Abdullah Öcalan’ı 1990’lı yıllarda görmeye gidenlerden biri de Mihemed Emîn Seîd. Alandaki çalışma yürüten arkadaşlarının önerisiyle dört kişiyle birlikte yola çıktıklarını ifade eden Seîd, şunları anlattı: “Sahaya gittiğimizde Önderlik yanımıza gelerek bizimle yurtseverlik, örgütlenme ve sürece ilişkin konuştu. Önderlik konuşmasını bitirdikten sonra ona söz verdik, yaşadığımız sürece kanımızın son damlasına kadar çalışma yürütüp senin yolunda yürüyeceğiz, dedik. O günden beri de sözümüzde duruyoruz. Önderlikle geçirdiğimiz o günü asla unutmayacağız. O günün huzuru, sevinci, aşkı içimizde hep yaşayacak. Önderliği anlatarak tarif edemeyeceğiz. Yüce bir kişiliği var. Eğer başka bir halkın önderi olsaydı eminim onun için ibadet ederlerdi. Çok azametli bir kişiliğe sahip ve tam da döneminde ortaya çıkmış bir önder. Eğer Önder Apo o dönemde çıkmasaydı Kürt halkına dair şu an bir şey kalmamış olacaktı.
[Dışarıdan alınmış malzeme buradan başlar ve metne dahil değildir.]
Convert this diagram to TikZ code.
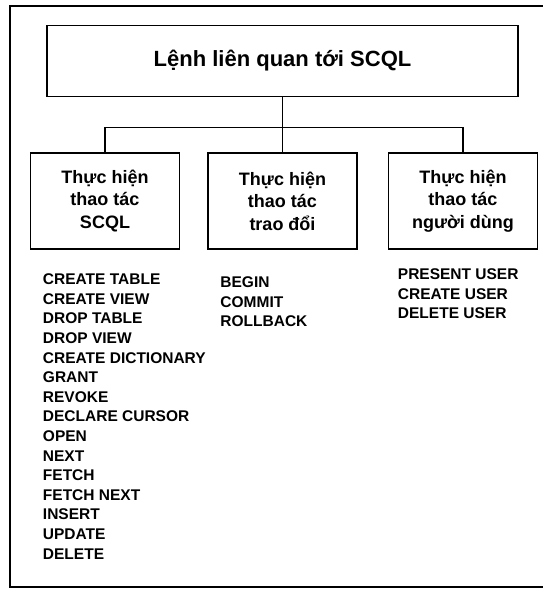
\documentclass[tikz,border=0pt]{standalone}
\usepackage{fontspec}
\setmainfont{Liberation Sans}
\usetikzlibrary{positioning}

\tikzset{
    cmdbox/.style={draw, line width=1.5pt, minimum width=149pt, minimum height=96pt,
        inner sep=0pt, align=center, font=\fontsize{18}{22.5}\selectfont\bfseries},
    cmdlist/.style={inner sep=0pt, align=left, font=\fontsize{15.5}{19.6}\selectfont\bfseries},
}

\begin{document}
\begin{tikzpicture}[x=1pt, y=-1pt]
            \useasboundingbox (0,0) rectangle (543,589);
            \draw[line width=1.3pt] (543,6) -- (10,6) -- (10,587) -- (543,587);
            % hop cap tren
            \node[draw, line width=1.5pt, minimum width=471pt, minimum height=71pt,
                font=\fontsize{22}{26}\selectfont\bfseries] (top) at (282.5,61) {Lệnh liên quan tới SCQL};
            % ba nhom lenh
            \node[cmdbox, below=55pt of top] (b2) {Thực hiện\\thao tác\\trao đổi};
            \node[cmdbox, left=27pt of b2] (b1) {Thực hiện\\thao tác\\SCQL};
            \node[cmdbox, right=30pt of b2] (b3) {Thực hiện\\thao tác\\người dùng};
            \draw[line width=1.2pt] (top.south) -- (b2.north);
            \draw[line width=1.2pt] (top.south) -- ++(0,30) -| (b1.north);
            \draw[line width=1.2pt] (top.south) -- ++(0,30) -| (b3.north);
            % danh sach lenh
            \node[cmdlist, below right=24pt and 13pt of b1.south west] (l1) {CREATE TABLE\\CREATE VIEW\\DROP TABLE\\DROP VIEW\\CREATE DICTIONARY\\GRANT\\REVOKE\\DECLARE CURSOR\\OPEN\\NEXT\\FETCH\\FETCH NEXT\\INSERT\\UPDATE\\DELETE};
            \node[cmdlist, below right=27pt and 13pt of b2.south west] (l2) {BEGIN\\COMMIT\\ROLLBACK};
            \node[cmdlist, below right=19pt and 10pt of b3.south west] (l3) {PRESENT USER\\CREATE USER\\DELETE USER};
        \end{tikzpicture}
\end{document}
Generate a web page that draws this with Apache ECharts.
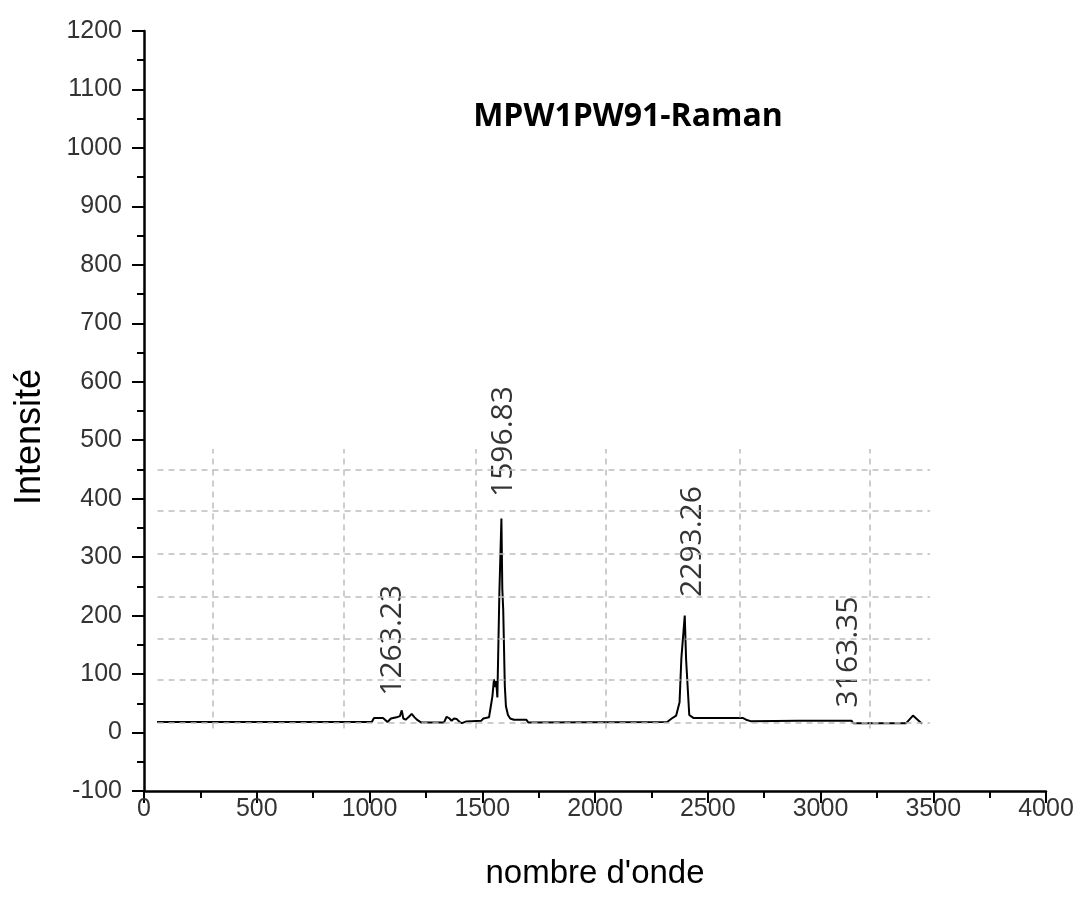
<!DOCTYPE html>
<html><head><meta charset="utf-8">
<script src="https://cdn.jsdelivr.net/npm/echarts@6/dist/echarts.min.js"></script>
<style>html,body{margin:0;padding:0;background:#fff}#c{width:1080px;height:905px}</style>
</head><body><div id="c"></div>
<script>
// Raman spectrum (wavenumber, intensity)
const wavenumbers = [58,1010,1020,1060,1080,1095,1120,1135,1143,1150,1160,1175,1187,1200,1210,1230,1330,1342,1355,1364,1375,1387,1400,1410,1430,1495,1505,1530,1538,1545,1552,1557,1562,1567,1576,1585,1589,1593,1600,1605,1614,1624,1640,1695,1705,2320,2340,2360,2375,2383,2391,2398,2404,2410,2418,2436,2655,2670,2690,2900,3138,3145,3380,3410,3450];
const intensities = [18,18,25,25,18,24,26,28,38,24,22,27,32,26,22,17,17,27,24,20,24,23,18,16,19,20,24,26,45,62,91,78,88,60,240,366,245,210,80,45,30,24,22,22,17,18,24,29,52,127,130,200,125,122,30,25,25,22,19.5,20,20,16,16,29,15];

// Peak annotations
const peakLabels = ['1263.23','1596.83','2293.26','3163.35'];
const peakLabelX = [1100,1595,2430,3122];
const peakLabelY = [63,403,232,43];

// Overlaid dashed grid
const dashedGridX = [306,887,1472,2049,2643,3220];
const dashedGridY = [17,91,160,233,305,379,449];
const dashedXRange = [60,3486];
const dashedYRange = [7,485];

const title = 'MPW1PW91-Raman';
const xName = "nombre d'onde";
const yName = 'Intensité';

const spectrum = wavenumbers.map((w,i)=>[w,intensities[i]]);
const peaks = peakLabels.map((t,i)=>[peakLabelX[i],peakLabelY[i]]);
const gridLines = [];
dashedGridX.forEach(x=>gridLines.push([{coord:[x,dashedYRange[0]]},{coord:[x,dashedYRange[1]]}]));
dashedGridY.forEach(y=>gridLines.push([{coord:[dashedXRange[0],y]},{coord:[dashedXRange[1],y]}]));

const chart = echarts.init(document.getElementById('c'), null, {renderer:'canvas'});
const tickFont = {fontFamily:'Liberation Sans, Arial, sans-serif', fontSize:25, color:'#333', formatter:v=>String(v)};
chart.setOption({
  animation:false,
  backgroundColor:'#fff',
  grid:{left:144,right:34,top:31,bottom:114,containLabel:false,outerBoundsMode:'none'},
  graphic:[
    {type:'text',x:628,y:117,style:{text:title,fontFamily:'Open Sans, sans-serif',fontWeight:'bold',fontSize:32,fill:'#000',textAlign:'center',textVerticalAlign:'middle'}},
    {type:'text',x:30,y:437,rotation:Math.PI/2,style:{text:yName,fontFamily:'Liberation Sans, Arial, sans-serif',fontSize:36,fill:'#000',textAlign:'center',textVerticalAlign:'middle'}}
  ],
  xAxis:{type:'value',min:0,max:4000,interval:500,name:xName,nameLocation:'middle',nameGap:66,
    nameTextStyle:{fontFamily:'Liberation Sans, Arial, sans-serif',fontSize:33,color:'#000'},
    axisLine:{onZero:false,lineStyle:{color:'#000',width:2.5}},
    axisTick:{show:true,inside:false,length:12,lineStyle:{color:'#000',width:2}},
    minorTick:{show:true,splitNumber:2,length:7,lineStyle:{color:'#000',width:2}},
    splitLine:{show:false},
    axisLabel:Object.assign({margin:6},tickFont)},
  yAxis:{type:'value',min:-100,max:1200,interval:100,
    axisLine:{onZero:false,lineStyle:{color:'#000',width:2.5}},
    axisTick:{show:true,inside:false,length:12,lineStyle:{color:'#000',width:2}},
    minorTick:{show:true,splitNumber:2,length:7,lineStyle:{color:'#000',width:2}},
    splitLine:{show:false},
    axisLabel:Object.assign({margin:22},tickFont)},
  series:[
    {type:'line',data:[],z:1,silent:true,
      markLine:{silent:true,symbol:'none',animation:false,label:{show:false},
        lineStyle:{color:'#bdbdbd',type:[6,5],width:1.5},data:gridLines}},
    {type:'line',data:spectrum,z:3,showSymbol:false,symbol:'none',lineStyle:{color:'#000',width:2}},
    {type:'scatter',data:peaks,z:4,symbolSize:0,silent:true,
      label:{show:true,position:[0,0],rotate:90,align:'left',verticalAlign:'middle',
        fontFamily:'Open Sans, sans-serif',fontSize:30,color:'#000',
        formatter:p=>peakLabels[p.dataIndex]}}
  ]
});
</script></body></html>
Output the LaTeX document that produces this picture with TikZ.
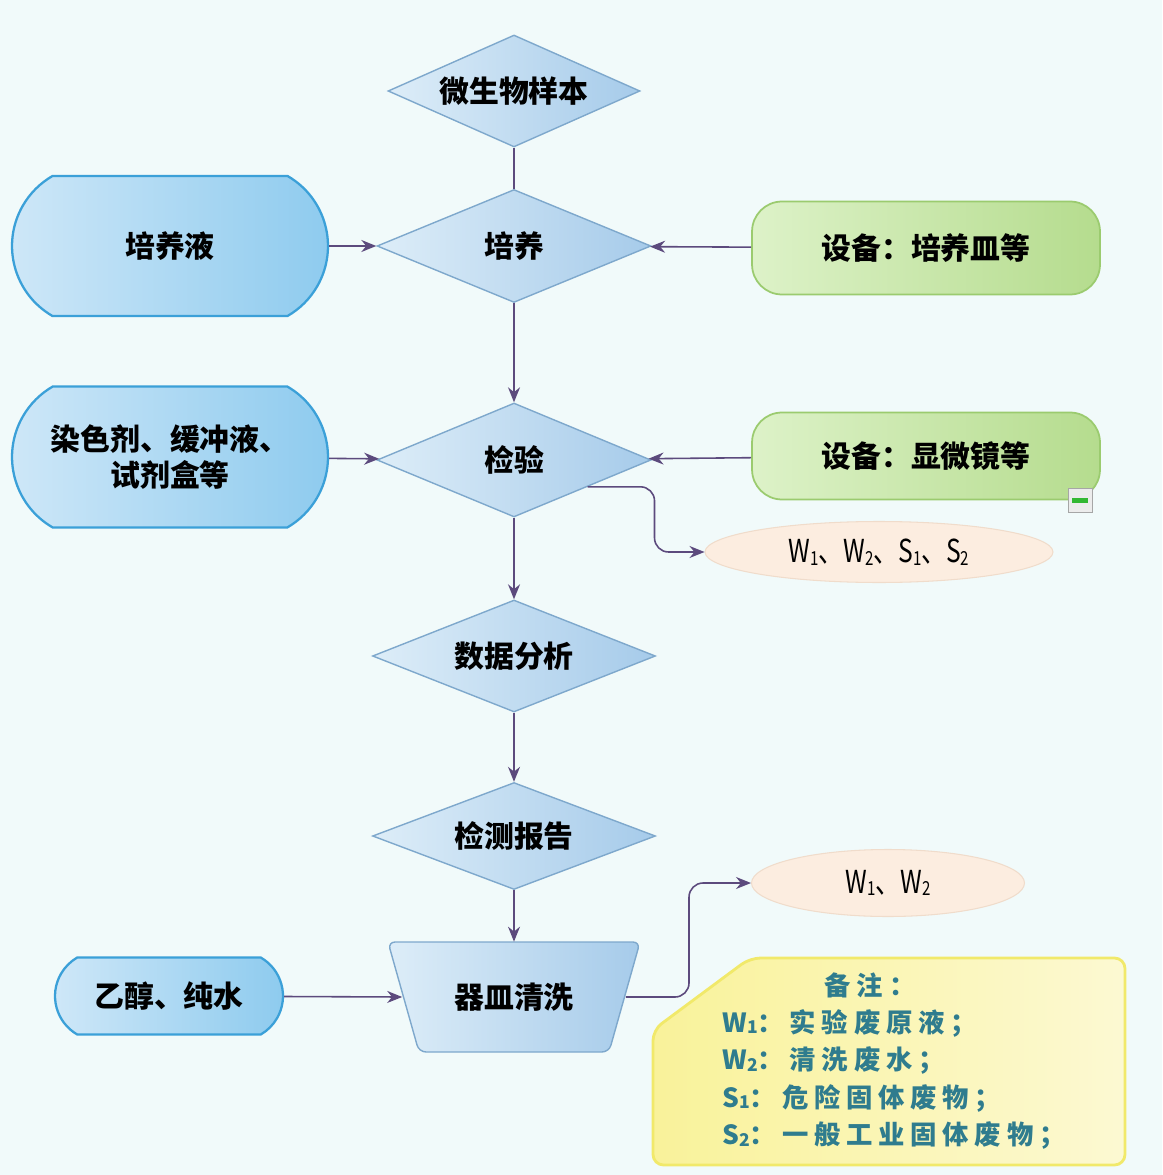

‘PKK TARİHE ZAFERLERİ YAZDIRMAYI SÜRDÜRECEK’

Temiz bir parti, büyük ve değerli şehitlere sahip bir partiydi. Biz de bu değerlere ve Önderliğin felsefesine aşık olduk. Önderliği tanıdığım günden beri tek ve en büyük umudum, Önderlikle Kürdistan özgürleşecek. Hep bunun inancıyla yaşıyorum. Önderliksiz hiçbir yaşam mümkün değil. Önderliğe verdiğim sözle yaşıyorum. Evimin kapısını bu örgüte 1989’da açtım. Binlerce gerilla gördüm, beraber çalıştık. Bugünkü devrimimiz de Önderliğin felsefesiyle yürüyen bir devrimdir. Önderlikten ve onun yetiştirdiği gerillalardan aldığımız güçle oluştu. Milis olarak çalışmalarına başladım, bugün de onlardan aldığım eğitim ve Önderliğe verdiğim sözle çalışmalarımı yürütüyorum.

Bütün dünya bilmeli ki Önderliğin kurduğu PKK hiçbir zaman kırılmayacak, her zaman tarih sayfalarına zaferleri yazacaktır. Kazanan Önderliğin felsefesi olacak.”